Yachts collide after give-way failure

Lookout! Issue 31, August 2014

A fleet of yachts in a race leaving the harbour on a port tack encountered a cruising catamaran approaching on starboard tack.
Damaged catamaran
Maritime New Zealand ©2020
Both vessels were damaged in the collision and the catamaran’s nose cone was sheared off.

One of the racing yachts failed to give way as required and collided with the non-racing catamaran.

The catamaran was on a starboard tack when its skipper noticed two yachts in the distance, both on a port tack, sailing towards his vessel. He thought they might be on a collision path with him but, as the stand-on vessel, he maintained course.

After just passing astern of the first boat, the catamaran skipper noticed that the second yacht had made no attempt to alter course.

Finally, as they bore down on him without altering course, creating a close quarters situation, the skipper dipped slightly to port to avoid colliding with the first vessel, watching out to make sure it didn’t change course to starboard.

The skipper said if he had turned to starboard at that point, his vessel would have stalled by going into the wind, exposing the side of his vessel to impact from the other yacht.
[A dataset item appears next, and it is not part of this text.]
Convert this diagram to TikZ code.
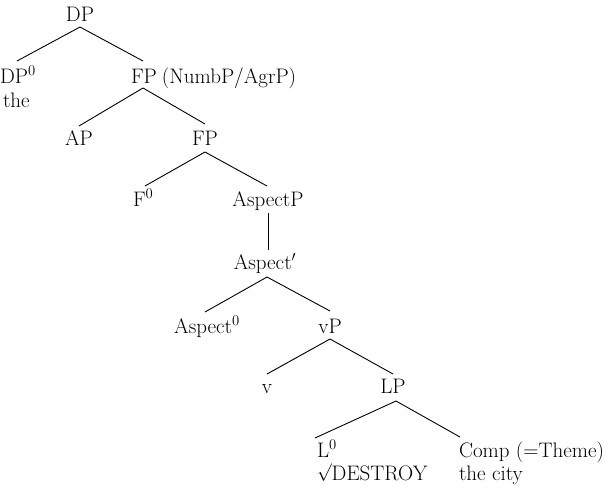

There was also a risk of fouling the tow line of the dinghy he was trailing 15m astern.

After just passing astern of the first boat, the catamaran skipper noticed that the second yacht had made no attempt to alter course.

The racing yacht hit his vessel’s port pontoon, shearing off the nose cone, and then carried on to the main hull, coming to a stop at the port-side cross member.

The racing yacht’s skipper said he had tried to bear away to starboard but, ‘hard on the wind’ and fully loaded for racing, he was reluctant to lose speed, despite being the give-way vessel. He said he was lined up to pass port-to-port with the catamaran, but it altered course about five seconds before they collided. He said he took the option to take a collision head-on because he had nowhere to go. Both vessels sustained damage.


  • Vessels involved in racing need to be aware that the water space is shared with other boaties and abide by the rules of the road even if it means sacrificing a racing position.
  • All vessels need to be aware of, and meet, their responsibilities under the rules for the prevention of collisions at sea. Maritime rules require all vessels to keep a proper lookout by sight and hearing in order to fully assess their situation and the risk of collision.
  • When two sailing vessels are approaching one another with the risk of colliding, the vessel with the wind on the port side must keep out of the way of the other. If both have the wind on the same side, the vessel that is to windward must keep out of the way of the leeward vessel. A vessel with the wind on the port side that sees a vessel to windward but can’t tell whether it has the wind on the port or starboard side must keep out of its way.
  • The collision rules require that if one of the vessels is keeping out of the way, the other must hold its course and speed. As soon as it becomes apparent to the stand-on vessel that the vessel required to give way is not doing so, it may take action to avoid collision by manoeuvring itself out of the way.
    • If the stand-on vessel is so close that collision can’t be avoided by the give-way vessel’s actions alone, it must take whatever action will best avoid collision.
  • Vessel skippers need to make their intentions clear by making early and bold moves to avoid the risk of collision. As the give-way vessel in this situation, the racing yacht’s skipper should have taken early and decisive action to avoid the collision.
  • The catamaran could not tell whether the yacht was moving out of its path and did not have confidence that the vessels would not intersect. He opted to take action himself, in keeping with the collision rules, by veering away and then turning back.
    • Unfortunately, this resulted in a collision that could have been avoided, had the give-way vessel clearly indicated, early on, that it was keeping out of the catamaran’s way.